A vast expanse of ice with a solitary figure in the middle, trudging along as a huge icebreaker approaches. The short film Nummer acht by Guido van der Werve leaves an indelible impression. Over the past two decades, this artist has built up an impressive set of works.

Van der Werve often films his extreme physical exertions, in which he does battle with himself. He runs around his house for twelve hours without stopping, stands on the north pole for 24 hours while the earth revolves beneath his feet, and completes a 1700-kilometre triathlon – between the church in Warsaw where Chopin’s heart is buried and his official grave in Paris.

The films combine autobiographical elements with themes such as classical music, endurance sport, chess and nature. Trained as a classical pianist, Van der Werve composes the music for many of his films. His work, depicting a tiny figure surrounded by overwhelming nature, is often associated with Romanticism. But besides extremes and melancholy, the films are sprinkled with dry wit.

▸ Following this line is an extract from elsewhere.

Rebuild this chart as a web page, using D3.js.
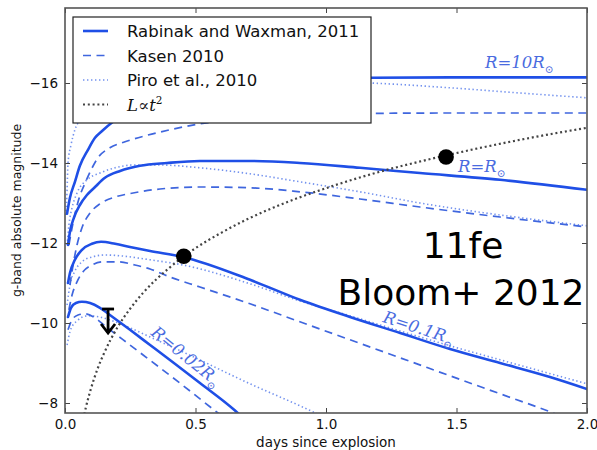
<!DOCTYPE html>
<html>
<head>
<meta charset="utf-8">
<script src="https://cdn.jsdelivr.net/npm/d3@7"></script>
<style>
  html, body { margin: 0; padding: 0; background: #fff; }
  svg { display: block; }
</style>
</head>
<body>
<svg id="chart" width="597" height="450"></svg>
<script>
// ---- data: g-band shock-cooling models, [days since explosion, absolute magnitude] ----
const radii = ["10", "1", "0.1", "0.02"];

const rabinakWaxman = {
  "10": [[0.0077,-12.73],[0.019,-13.13],[0.038,-13.53],[0.057,-13.93],[0.088,-14.33],[0.115,-14.63],[0.142,-14.8],[0.184,-15.03],[0.326,-15.45],[0.517,-15.78],[0.709,-15.95],[0.9,-16.05],[1.172,-16.13],[1.475,-16.14],[2.0,-16.14]],
  "1": [[0.0115,-11.95],[0.019,-12.28],[0.034,-12.63],[0.057,-12.95],[0.084,-13.2],[0.115,-13.4],[0.153,-13.63],[0.211,-13.8],[0.287,-13.93],[0.391,-14.0],[0.517,-14.05],[0.709,-14.05],[0.9,-14.0],[1.13,-13.88],[1.36,-13.75],[1.667,-13.58],[2.0,-13.33]],
  "0.1": [[0.0115,-11.0],[0.019,-11.25],[0.038,-11.58],[0.065,-11.83],[0.103,-11.98],[0.138,-12.03],[0.192,-11.98],[0.249,-11.9],[0.326,-11.8],[0.452,-11.65],[0.709,-11.08],[0.9,-10.58],[1.092,-10.15],[1.284,-9.75],[1.475,-9.35],[1.667,-9.0],[1.858,-8.65],[2.0,-8.35]],
  "0.02": [[0.0115,-10.15],[0.023,-10.38],[0.042,-10.5],[0.065,-10.53],[0.096,-10.5],[0.134,-10.38],[0.172,-10.2],[0.249,-9.83],[0.326,-9.45],[0.421,-8.98],[0.517,-8.5],[0.648,-7.83],[0.67,-7.7]]
};

const kasen = {
  "10": [[0.015,-11.95],[0.027,-12.38],[0.042,-12.83],[0.057,-13.18],[0.077,-13.5],[0.1,-13.83],[0.126,-14.13],[0.172,-14.38],[0.23,-14.53],[0.307,-14.68],[0.402,-14.83],[0.517,-14.98],[0.709,-15.1],[0.9,-15.18],[1.176,-15.24],[1.475,-15.25],[2.0,-15.25]],
  "1": [[0.019,-10.95],[0.031,-11.45],[0.046,-11.95],[0.065,-12.38],[0.096,-12.75],[0.134,-12.98],[0.192,-13.15],[0.261,-13.25],[0.364,-13.35],[0.517,-13.4],[0.709,-13.38],[0.9,-13.28],[1.13,-13.1],[1.36,-12.9],[1.667,-12.65],[2.0,-12.4]],
  "0.1": [[0.015,-10.33],[0.027,-10.7],[0.046,-11.03],[0.069,-11.28],[0.103,-11.45],[0.146,-11.53],[0.203,-11.53],[0.268,-11.45],[0.326,-11.35],[0.402,-11.15],[0.517,-10.9],[0.709,-10.48],[0.9,-10.03],[1.092,-9.58],[1.284,-9.13],[1.475,-8.68],[1.667,-8.23],[1.87,-7.75],[1.897,-7.68]],
  "0.02": [[0.0115,-9.83],[0.027,-10.08],[0.05,-10.2],[0.077,-10.23],[0.115,-10.13],[0.153,-9.93],[0.249,-9.45],[0.364,-8.88],[0.479,-8.3],[0.586,-7.75],[0.6,-7.68]]
};

const piro = {
  "10": [[0.004,-12.7],[0.008,-13.33],[0.0115,-14.0],[0.023,-14.45],[0.038,-14.83],[0.057,-15.08],[0.096,-15.38],[0.172,-15.65],[0.326,-15.88],[0.517,-16.0],[0.709,-16.05],[0.9,-16.05],[1.172,-16.0],[1.475,-15.88],[1.743,-15.75],[2.0,-15.63]],
  "1": [[0.008,-11.95],[0.015,-12.45],[0.027,-12.88],[0.046,-13.25],[0.084,-13.58],[0.134,-13.75],[0.192,-13.88],[0.261,-13.95],[0.364,-13.95],[0.517,-13.88],[0.709,-13.73],[0.9,-13.53],[1.13,-13.28],[1.36,-13.0],[1.667,-12.7],[2.0,-12.43]],
  "0.1": [[0.008,-10.45],[0.019,-10.95],[0.038,-11.3],[0.065,-11.53],[0.103,-11.65],[0.153,-11.7],[0.211,-11.68],[0.326,-11.58],[0.452,-11.45],[0.709,-10.98],[0.9,-10.55],[1.092,-10.18],[1.284,-9.8],[1.475,-9.43],[1.667,-9.08],[2.0,-8.48]],
  "0.02": [[0.008,-9.45],[0.019,-9.78],[0.042,-10.03],[0.088,-10.18],[0.134,-10.15],[0.192,-10.03],[0.249,-9.88],[0.326,-9.65],[0.467,-9.23],[0.709,-8.48],[0.9,-7.93],[0.966,-7.73]]
};

// power-law rise L ∝ t^2
const powerLaw = [[0.07,-7.6],[0.08,-7.89],[0.1,-8.37],[0.125,-8.86],[0.15,-9.25],[0.2,-9.88],[0.25,-10.36],[0.3,-10.76],[0.4,-11.38],[0.5,-11.87],[0.6,-12.26],[0.7,-12.6],[0.8,-12.89],[1.0,-13.37],[1.2,-13.77],[1.4,-14.1],[1.6,-14.39],[1.8,-14.65],[2.0,-14.88]];

// SN 2011fe detections and the earlier upper limit
const detections = [[0.455,-11.67],[1.46,-14.15]];
const upperLimit = [[0.165,-10.35]];

const xTicks = [0.0, 0.5, 1.0, 1.5, 2.0];
const yTicks = [-16, -14, -12, -10, -8];

const legendLabels = ["Rabinak and Waxman, 2011", "Kasen 2010", "Piro et al., 2010"];

// ---- layout ----
const svg = d3.select("#chart");
const W = 597, H = 450;
const plot = { left: 65, right: 587, top: 8, bottom: 413 };

const x = d3.scaleLinear().domain([0, 2]).range([plot.left, plot.right]);
const y = d3.scaleLinear().domain([-7.75, -17.875]).range([plot.bottom, plot.top]);

const blueSolid = "#1f4fe6";
const blueDash = "#3f66de";
const blueDot = "#7392ee";
const labelBlue = "#4a6be0";

svg.append("rect").attr("width", W).attr("height", H).attr("fill", "#fff");

svg.append("defs").append("clipPath").attr("id", "plotClip")
  .append("rect")
  .attr("x", plot.left).attr("y", plot.top)
  .attr("width", plot.right - plot.left).attr("height", plot.bottom - plot.top);

const line = d3.line().x(d => x(d[0])).y(d => y(d[1])).curve(d3.curveMonotoneX);

const g = svg.append("g").attr("clip-path", "url(#plotClip)");

// model families
const families = [
  { data: piro, color: blueDot, width: 1.6, dash: "1.4,2.6" },
  { data: kasen, color: blueDash, width: 1.7, dash: "8,5.5" },
  { data: rabinakWaxman, color: blueSolid, width: 2.6, dash: null }
];
families.forEach(f => {
  radii.forEach(r => {
    g.append("path")
      .attr("d", line(f.data[r]))
      .attr("fill", "none")
      .attr("stroke", f.color)
      .attr("stroke-width", f.width)
      .attr("stroke-dasharray", f.dash)
      .attr("stroke-linecap", f.dash ? "butt" : "round");
  });
});

g.append("path")
  .attr("d", line(powerLaw))
  .attr("fill", "none")
  .attr("stroke", "#444")
  .attr("stroke-width", 2.2)
  .attr("stroke-dasharray", "2,2.8");

// detections
g.selectAll("circle.det").data(detections).enter().append("circle")
  .attr("class", "det")
  .attr("cx", d => x(d[0])).attr("cy", d => y(d[1]))
  .attr("r", 7.8).attr("fill", "#000");

// upper limit: bar with a downward arrow
upperLimit.forEach(d => {
  const cx = x(d[0]), cy = y(d[1]);
  const ul = svg.append("g").attr("stroke", "#000").attr("stroke-width", 2.8).attr("fill", "none");
  ul.append("line").attr("x1", cx - 6).attr("x2", cx + 6).attr("y1", cy).attr("y2", cy);
  ul.append("line").attr("x1", cx).attr("x2", cx).attr("y1", cy).attr("y2", cy + 24);
  ul.append("path").attr("d", `M${cx - 7},${cy + 15} L${cx},${cy + 24} L${cx + 7},${cy + 15}`);
});

// curve labels (math-style)
const radiusLabels = [
  { r: "10", t: 1.609, m: -16.38, angle: 0 },
  { r: null, t: 1.506, m: -13.78, angle: 0 },
  { r: "0.1", t: 1.215, m: -10.03, angle: 18 },
  { r: "0.02", t: 0.326, m: -9.72, angle: 39 }
];
radiusLabels.forEach(l => {
  const tx = svg.append("text")
    .attr("transform", `translate(${x(l.t)},${y(l.m)}) rotate(${l.angle})`)
    .attr("font-family", "'DejaVu Serif', 'Liberation Serif', serif")
    .attr("font-size", 16.5)
    .attr("fill", labelBlue);
  tx.append("tspan").attr("font-style", "italic").text("R");
  tx.append("tspan").text("=");
  if (l.r) tx.append("tspan").attr("font-style", "italic").text(l.r);
  tx.append("tspan").attr("font-style", "italic").text("R");
  tx.append("tspan").attr("font-size", 10.5).attr("dy", 5).text("⊙");
});

// frame and ticks
const frame = svg.append("g");
const tickLen = 5;
const axisStyle = sel => {
  sel.select(".domain").remove();
  sel.selectAll(".tick line").attr("stroke", "#444").attr("stroke-width", 1);
  sel.selectAll(".tick text")
    .attr("font-family", "'DejaVu Sans', sans-serif")
    .attr("font-size", 13.5)
    .attr("fill", "#111");
};
const fmtX = d3.format(".1f");
const fmtY = d => (d < 0 ? "\u2212" + Math.abs(d) : String(d));

frame.append("g").attr("transform", `translate(0,${plot.bottom})`)
  .call(d3.axisBottom(x).tickValues(xTicks).tickFormat(fmtX).tickSize(-tickLen).tickPadding(6))
  .call(axisStyle);
frame.append("g").attr("transform", `translate(0,${plot.top})`)
  .call(d3.axisTop(x).tickValues(xTicks).tickFormat("").tickSize(-tickLen))
  .call(axisStyle);
frame.append("g").attr("transform", `translate(${plot.left},0)`)
  .call(d3.axisLeft(y).tickValues(yTicks).tickFormat(fmtY).tickSize(-tickLen).tickPadding(7))
  .call(axisStyle);
frame.append("g").attr("transform", `translate(${plot.right},0)`)
  .call(d3.axisRight(y).tickValues(yTicks).tickFormat("").tickSize(-tickLen))
  .call(axisStyle);

frame.append("rect")
  .attr("x", plot.left).attr("y", plot.top)
  .attr("width", plot.right - plot.left).attr("height", plot.bottom - plot.top)
  .attr("fill", "none").attr("stroke", "#555").attr("stroke-width", 1.6);

// axis titles
svg.append("text")
  .attr("x", (plot.left + plot.right) / 2).attr("y", 447)
  .attr("text-anchor", "middle")
  .attr("font-family", "'DejaVu Sans', sans-serif").attr("font-size", 13.5)
  .attr("fill", "#111")
  .text("days since explosion");
svg.append("text")
  .attr("transform", `translate(21,${(plot.top + plot.bottom) / 2}) rotate(-90)`)
  .attr("text-anchor", "middle")
  .attr("font-family", "'DejaVu Sans', sans-serif").attr("font-size", 12.5)
  .attr("fill", "#111")
  .text("g-band absolute magnitude");

// legend
const leg = svg.append("g");
leg.append("rect")
  .attr("x", 73).attr("y", 17).attr("width", 298).attr("height", 106)
  .attr("fill", "#fff").attr("stroke", "#222").attr("stroke-width", 1.2);
const legStyles = [
  { color: blueSolid, width: 2.6, dash: null },
  { color: blueDash, width: 1.7, dash: "8,5.5" },
  { color: blueDot, width: 1.6, dash: "1.4,2.6" }
];
legendLabels.forEach((lab, i) => {
  const yy = 31 + i * 24.5;
  leg.append("line").attr("x1", 83).attr("x2", 108).attr("y1", yy).attr("y2", yy)
    .attr("stroke", legStyles[i].color).attr("stroke-width", legStyles[i].width)
    .attr("stroke-dasharray", legStyles[i].dash);
  leg.append("text").attr("x", 127).attr("y", yy + 6)
    .attr("font-family", "'DejaVu Sans', sans-serif").attr("font-size", 16.5)
    .attr("fill", "#111").text(lab);
});
{
  const yy = 31 + 3 * 24.5;
  leg.append("line").attr("x1", 83).attr("x2", 108).attr("y1", yy).attr("y2", yy)
    .attr("stroke", "#444").attr("stroke-width", 2.2).attr("stroke-dasharray", "2,2.8");
  const t = leg.append("text").attr("x", 127).attr("y", yy + 6)
    .attr("font-family", "'DejaVu Serif', 'Liberation Serif', serif").attr("font-size", 16.5)
    .attr("fill", "#111");
  t.append("tspan").attr("font-style", "italic").text("L");
  t.append("tspan").text("\u221D");
  t.append("tspan").attr("font-style", "italic").text("t");
  t.append("tspan").attr("font-size", 10.5).attr("dy", -7).text("2");
}

// object annotation
const note = svg.append("g")
  .attr("font-family", "'DejaVu Sans', Verdana, sans-serif")
  .attr("font-size", 36).attr("fill", "#000").attr("text-anchor", "middle");
note.append("text").attr("x", 463).attr("y", 258).text("11fe");
note.append("text").attr("x", 461).attr("y", 305).text("Bloom+ 2012");
</script>
</body>
</html>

Van der Werve is currently working on a new film, Nummer achttien, prompted by his involvement in a serious traffic accident. Highly autobiographical, the film deals with, among other things, his difficult rehabilitation process. The exhibition also features new work taken from Nummer achttien.


Guido van der Werve – Palpable Futility

This extensive publication featuring texts about and images of all films by Guido van der Werve is published to coincide with the exhibition. Various authors approach the work from different perspectives. Barbara London, former MoMA curator and founder of the museum’s collection of video art, places it in an international art historical context. She acquired Van der Werve’s work for the MoMa. In addition to an interview and a literary contribution, the book includes essays about chess and the role of music, by Jaap Guldemond, Dirk van Weelden, Xander Karskens and Sara Crombach.

Edited by Marente Bloemheuvel. Published by Eye Filmmuseum, Amsterdam in collaboration with nai010 publishers, Rotterdam.